If you want proof, step into the program with the MSVC debugger, press Shift+F9, and type sizeof(uni) and press enter. It says 4, meaning uni is 4 bytes.

To get the address of uni in the debugger, you press Shift+F9 and type

&uni

I get 0x00427C50. That is the address where uni is stored.

Now, if you step into the assembly, you see that it reads address 0x0042C39C.

So if the beginning of uni is 0x00427C50 and uni is four bytes, then uni ends at 0x00427c54.

Your program is reading address 0x0042C39C, which is 18248 bytes past the end of uni, exactly what I calculated in previous postings.

The MY_TYPE macro accesses memory that is 18248 bytes past the end of uni. It is accessing something, but it is not accessing uni. On your compiler and my compiler, that just HAPPENS to be past the end of the executable. Apparently junges libraries are larger, so it doesn't crash there, but it is still accessing some crazy memory location, not uni.

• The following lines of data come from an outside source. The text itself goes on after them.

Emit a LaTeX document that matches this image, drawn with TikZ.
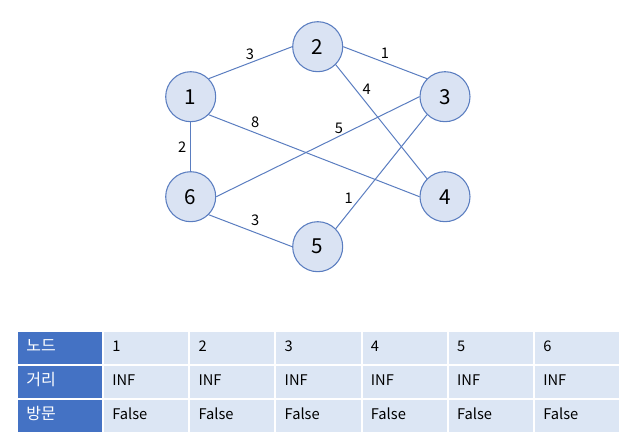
\documentclass[tikz,border=0pt]{standalone}
\usepackage{fontspec}
\setmainfont{Noto Sans CJK KR}
\definecolor{nodefill}{HTML}{DAE3F3}
\definecolor{edgeblue}{HTML}{5A7DC0}
\definecolor{headblue}{HTML}{4472C4}
\definecolor{cellblue}{HTML}{DCE6F4}
\tikzset{
  vertex/.style={circle, draw=edgeblue, fill=nodefill, line width=0.8pt,
    minimum size=37.5pt, inner sep=0pt, font=\fontsize{15.5}{15.5}\selectfont},
  wlabel/.style={inner sep=1pt, font=\fontsize{11}{11}\selectfont},
  edge/.style={draw=edgeblue, line width=0.75pt},
  cell/.style={rectangle, anchor=north west, draw=white, line width=1.5pt,
    fill=cellblue, minimum width=64.65pt, minimum height=25.5pt,
    inner xsep=7pt, inner ysep=0pt, text width=50.65pt, align=left,
    text height=8pt, text depth=3pt,
    font=\fontsize{11}{12}\selectfont},
  hcell/.style={cell, fill=headblue, text=white, text height=9pt,
    text depth=4pt, font=\fontsize{12}{12}\selectfont}
}
\begin{document}
\begin{tikzpicture}[x=0.75pt,y=-0.75pt]
    \useasboundingbox (0,0) rectangle (629,438);
    \node[vertex] (n1) at (190.7,96.7) {1};
    \node[vertex] (n2) at (317.7,46.7) {2};
    \node[vertex] (n3) at (445,96.7) {3};
    \node[vertex] (n4) at (445,196.7) {4};
    \node[vertex] (n5) at (317.7,246.7) {5};
    \node[vertex] (n6) at (190.7,196.7) {6};
    \draw[edge] (n1.north east) -- (n2.west);
    \draw[edge] (n2.east) -- (n3.north west);
    \draw[edge] (n2.south east) -- (n4.north west);
    \draw[edge] (n1.south east) -- (n4.west);
    \draw[edge] (n3.west) -- (n6.east);
    \draw[edge] (n1.south) -- (n6.north);
    \draw[edge] (n3.south west) -- (n5.north east);
    \draw[edge] (n6.south east) -- (n5.west);
    \node[wlabel] (w12) at (250,54) {3};
    \node[wlabel] (w23) at (385,53.3) {1};
    \node[wlabel] (w24) at (366.7,89.3) {4};
    \node[wlabel] (w14) at (255.3,122.7) {8};
    \node[wlabel] (w36) at (339,128.3) {5};
    \node[wlabel] (w16) at (182.3,146.7) {2};
    \node[wlabel] (w35) at (348.7,198.3) {1};
    \node[wlabel] (w65) at (255.3,220.7) {3};
    \foreach \lab [count=\r] in {노드,거리,방문} {
        \node[hcell] (h\r) at (16,{330+(\r-1)*34}) {\lab};
    }
    \foreach \v [count=\c] in {1,...,6} {
        \node[cell] (a\c) at ({102+(\c-1)*86.2},330) {\v};
        \node[cell] (b\c) at ({102+(\c-1)*86.2},364) {INF};
        \node[cell] (c\c) at ({102+(\c-1)*86.2},398) {False};
    }
\end{tikzpicture}
\end{document}
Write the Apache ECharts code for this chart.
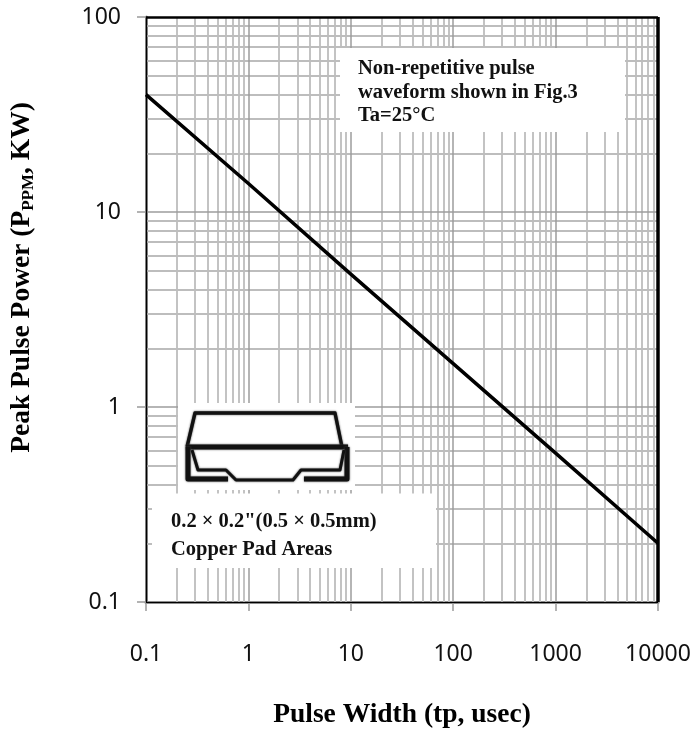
<!DOCTYPE html>
<html>
<head>
<meta charset="utf-8">
<style>html,body{margin:0;padding:0;background:#fff}#c{width:694px;height:731px}</style>
<script src="https://cdn.jsdelivr.net/npm/echarts@6/dist/echarts.min.js"></script>
</head>
<body>
<div id="c"></div>
<script>
const pulseWidth = [0.1, 1, 10, 100, 1000, 10000];
const peakPower = [40, 14, 4.8, 1.67, 0.58, 0.2];
const xTickLabels = ['0.1', '1', '10', '100', '1000', '10000'];
const yTickLabels = ['0.1', '1', '10', '100'];
const xDecades = [0.1, 1, 10, 100, 1000];
const yDecades = [0.1, 1, 10];
const multipliers = [2, 3, 4, 5, 6, 7, 8, 9];
const xTitle = 'Pulse Width (tp, usec)';
const noteLines = ['Non-repetitive pulse', 'waveform shown in Fig.3', 'Ta=25°C'];
const padLines = ['0.2 × 0.2"(0.5 × 0.5mm)', 'Copper Pad Areas'];

const minorOf = ds => ds.flatMap(d => multipliers.map(m => +(d * m).toPrecision(3)));
const serif = '"Liberation Serif"';
const sans = '"Noto Sans"';

function vLines(vals) { return vals.map(v => ({ xAxis: v })); }
function hLines(vals) { return vals.map(v => ({ yAxis: v })); }
function lineSeries(name, data, color, width, z) {
  return {
    name, type: 'line', data: [], silent: true, z,
    markLine: {
      silent: true, symbol: 'none', animation: false, label: { show: false },
      lineStyle: { color, width, type: 'solid' }, data, z
    }
  };
}

const chart = echarts.init(document.getElementById('c'), null, { renderer: 'canvas' });
chart.setOption({
  animation: false,
  backgroundColor: '#fff',
  grid: { left: 146, right: 36, top: 17, bottom: 129, outerBoundsMode: 'none' },
  xAxis: {
    type: 'log', logBase: 10, min: 0.1, max: 10000,
    name: xTitle, nameLocation: 'middle', nameGap: 99,
    nameTextStyle: { fontFamily: serif, fontWeight: 'bold', fontSize: 27.5, color: '#000' },
    axisLine: { onZero: false, lineStyle: { color: '#8c8c8c', width: 3 } },
    axisTick: { length: 9, lineStyle: { color: '#9a9a9a', width: 1.5 } },
    minorTick: { show: false }, splitLine: { show: false },
    axisLabel: { margin: 41, fontFamily: sans, fontSize: 23, color: '#111', hideOverlap: false,
      formatter: (v, i) => xTickLabels[i] }
  },
  yAxis: {
    type: 'log', logBase: 10, min: 0.1, max: 100,
    name: '{m|Peak Pulse Power (P}{s|PPM}{m|, KW)}', nameLocation: 'middle', nameGap: 109, nameRotate: 90,
    nameTextStyle: { padding: [0, 0, 0, 64], rich: {
      m: { fontFamily: serif, fontWeight: 'bold', fontSize: 27.5, color: '#000', lineHeight: 30 },
      s: { fontFamily: serif, fontWeight: 'bold', fontSize: 17, color: '#000', lineHeight: 30, verticalAlign: 'bottom', padding: [8, 0, 0, 0] }
    } },
    axisLine: { onZero: false, lineStyle: { color: '#8c8c8c', width: 3 } },
    axisTick: { length: 9, lineStyle: { color: '#9a9a9a', width: 1.5 } },
    minorTick: { show: false }, splitLine: { show: false },
    axisLabel: { margin: 25, fontFamily: sans, fontSize: 23, color: '#111',
      formatter: (v, i) => yTickLabels[i] }
  },
  series: [
    lineSeries('xMinorGrid', vLines(minorOf(xDecades)), '#bdbdbd', 1.8, 1),
    lineSeries('yMinorGrid', hLines(minorOf(yDecades)), '#bdbdbd', 1.8, 1),
    lineSeries('xMajorGrid', vLines(xDecades.slice(1).concat([10000])), '#9c9c9c', 1.5, 2),
    lineSeries('yMajorGrid', hLines([1, 10]), '#9c9c9c', 1.5, 2),
    lineSeries('frameTopRight', [{ yAxis: 100 }], '#000', 2.5, 3),
    lineSeries('frameRight', [{ xAxis: 10000 }], '#000', 3.5, 3),
    lineSeries('frameBottomLeft', [{ yAxis: 0.1 }, { xAxis: 0.1 }], '#000', 1.2, 3),
    {
      name: 'Peak Pulse Power', type: 'line', data: pulseWidth.map((x, i) => [x, peakPower[i]]),
      symbol: 'none', silent: true, z: 4,
      lineStyle: { color: '#000', width: 3.5 }
    }
  ],
  graphic: { elements: [
    { type: 'rect', z: 100, shape: { x: 340, y: 48, width: 285, height: 84 }, style: { fill: '#fff' } },
    { type: 'rect', z: 100, shape: { x: 178, y: 403, width: 177, height: 87 }, style: { fill: '#fff' } },
    { type: 'rect', z: 100, shape: { x: 152, y: 493.5, width: 284, height: 74.5 }, style: { fill: '#fff' } },
    ...noteLines.map((t, i) => ({ type: 'text', z: 101, x: 358, y: 69 + i * 23.5,
      style: { text: t, fontFamily: serif, fontWeight: 'bold', fontSize: 20.5, fill: '#111', verticalAlign: 'middle' } })),
    ...padLines.map((t, i) => ({ type: 'text', z: 101, x: 171, y: 522 + i * 28,
      style: { text: t, fontFamily: serif, fontWeight: 'bold', fontSize: 20.5, fill: '#111', verticalAlign: 'middle' } })),
    ...[
      { w: 3.4, p: [[187, 447], [195, 413], [335, 413], [342, 447]] },
      { w: 5, p: [[186, 447], [348, 447]] },
      { w: 5, p: [[188, 447], [188, 479], [228, 479]] },
      { w: 5, p: [[347, 447], [347, 479], [304, 479]] },
      { w: 3, p: [[192, 450], [198, 470], [226, 470], [236, 480], [293, 480], [301, 470], [340, 470], [344, 450]] }
    ].map(o => ({ type: 'polyline', z: 102, shape: { points: o.p },
      style: { stroke: '#111', lineWidth: o.w, fill: null, lineJoin: 'round', shadowBlur: 2, shadowColor: '#444' } }))
  ] }
});
</script>
</body>
</html>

So, to answer that question: No, there is no space in uni that is 18248 bytes from the beginning of uni, because uni is 4 bytes.

uni doesn't even have a "mode" member.

There is nowhere in that program listing where it stores any information. It *reads* a memory location, but that crashes it before it even touches "res". The memory address that the MY_TYPE macro calculates is so high that it is outside the entire program image, in unallocated space, causing a crash.

So integer 'mode' never goes into static uni.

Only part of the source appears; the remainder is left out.